[Begin DATA PROVIDED]

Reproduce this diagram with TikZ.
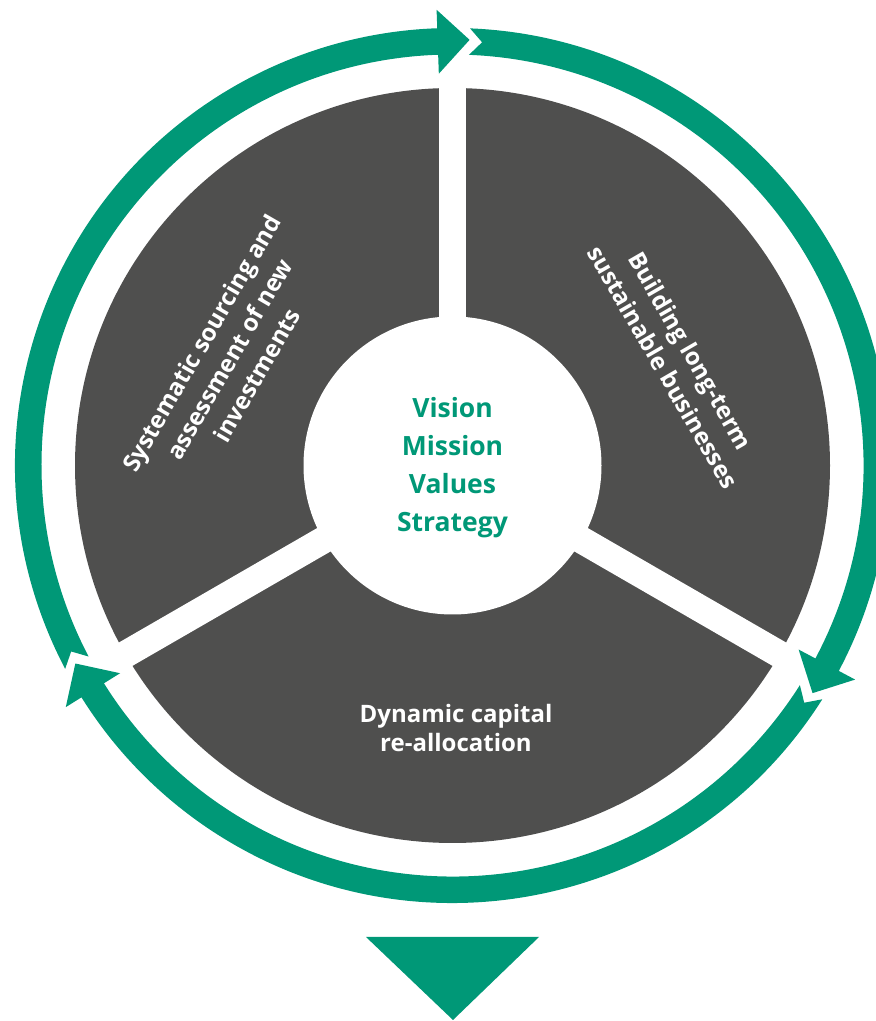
\documentclass[tikz,border=0pt]{standalone}
\usepackage{fontspec}
\setmainfont{Open Sans}
\definecolor{cgreen}{RGB}{0,152,119}
\definecolor{cdark}{RGB}{79,79,78}
\tikzset{
  ringseg/.style={fill=cgreen, draw=none},
  gapline/.style={draw=white, line width=27pt},
  centertext/.style={text=cgreen, align=center, font=\fontsize{26.5}{38}\selectfont\bfseries},
  sectortext/.style={text=white, align=center, font=\fontsize{24}{29}\selectfont\bfseries},
  slanttext/.style={sectortext, font=\fontsize{24}{32}\selectfont\bfseries}
}
\newcommand{\ringpiece}[2]{% #1 = tail angle, #2 = back-edge angle (clockwise)
  \fill[ringseg] (#1:437.5pt) arc[start angle=#1, end angle=#2, radius=437.5pt]
    -- (#2:456pt) -- ({#2-4.3}:426pt) -- (#2:392pt) -- (#2:411pt)
    arc[start angle=#2, end angle=#1, radius=411pt]
    -- ({#1-1.7}:424.25pt) -- cycle;}
\begin{document}
\begin{tikzpicture}[x=1pt,y=1pt]
\useasboundingbox (0,0) rectangle (876,1021);
\coordinate (C) at (452.5,555.5);
\begin{scope}[shift={(C)}]
  % dark disk
  \fill[cdark] (0,0) circle[radius=377.5pt];
  % white gaps
  \draw[gapline] (0,0) -- (90:400pt);
  \draw[gapline] (0,0) -- (210:400pt);
  \draw[gapline] (0,0) -- (330:400pt);
  % centre disk
  \fill[white] (0,0) circle[radius=149pt];
  % green ring pieces with arrowheads
  \ringpiece{87.7}{-28}
  \ringpiece{-32.3}{-148}
  \ringpiece{-152.3}{-268}
\end{scope}
% bottom triangle
\coordinate (t1) at (366,84);
\coordinate (t2) at (539,84);
\coordinate (t3) at (453,1);
\fill[cgreen] (t1) -- (t2) -- (t3) -- cycle;
% texts
\node[centertext] (core) at (452.5,553) {Vision\\Mission\\Values\\Strategy};
\node[sectortext] (bottom) at (456,293) {Dynamic capital\\re-allocation};
\node[slanttext, rotate=60] (left) at (229,662) {Systematic sourcing and\\assessment of new\\investments};
\node[slanttext, rotate=-60] (right) at (677,662) {Building long-term\\sustainable businesses};
\end{tikzpicture}
\end{document}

[End DATA PROVIDED]

__TASK REQUIREMENTS__. Skip the images and write out the rest of the listing exactly.

__EXERCISE ANSWER__.
Reproduce this diagram with TikZ.
\documentclass[tikz,border=0pt]{standalone}
\usepackage{fontspec}
\setmainfont{Open Sans}
\definecolor{cgreen}{RGB}{0,152,119}
\definecolor{cdark}{RGB}{79,79,78}
\tikzset{
  ringseg/.style={fill=cgreen, draw=none},
  gapline/.style={draw=white, line width=27pt},
  centertext/.style={text=cgreen, align=center, font=\fontsize{26.5}{38}\selectfont\bfseries},
  sectortext/.style={text=white, align=center, font=\fontsize{24}{29}\selectfont\bfseries},
  slanttext/.style={sectortext, font=\fontsize{24}{32}\selectfont\bfseries}
}
\newcommand{\ringpiece}[2]{% #1 = tail angle, #2 = back-edge angle (clockwise)
  \fill[ringseg] (#1:437.5pt) arc[start angle=#1, end angle=#2, radius=437.5pt]
    -- (#2:456pt) -- ({#2-4.3}:426pt) -- (#2:392pt) -- (#2:411pt)
    arc[start angle=#2, end angle=#1, radius=411pt]
    -- ({#1-1.7}:424.25pt) -- cycle;}
\begin{document}
\begin{tikzpicture}[x=1pt,y=1pt]
\useasboundingbox (0,0) rectangle (876,1021);
\coordinate (C) at (452.5,555.5);
\begin{scope}[shift={(C)}]
  % dark disk
  \fill[cdark] (0,0) circle[radius=377.5pt];
  % white gaps
  \draw[gapline] (0,0) -- (90:400pt);
  \draw[gapline] (0,0) -- (210:400pt);
  \draw[gapline] (0,0) -- (330:400pt);
  % centre disk
  \fill[white] (0,0) circle[radius=149pt];
  % green ring pieces with arrowheads
  \ringpiece{87.7}{-28}
  \ringpiece{-32.3}{-148}
  \ringpiece{-152.3}{-268}
\end{scope}
% bottom triangle
\coordinate (t1) at (366,84);
\coordinate (t2) at (539,84);
\coordinate (t3) at (453,1);
\fill[cgreen] (t1) -- (t2) -- (t3) -- cycle;
% texts
\node[centertext] (core) at (452.5,553) {Vision\\Mission\\Values\\Strategy};
\node[sectortext] (bottom) at (456,293) {Dynamic capital\\re-allocation};
\node[slanttext, rotate=60] (left) at (229,662) {Systematic sourcing and\\assessment of new\\investments};
\node[slanttext, rotate=-60] (right) at (677,662) {Building long-term\\sustainable businesses};
\end{tikzpicture}
\end{document}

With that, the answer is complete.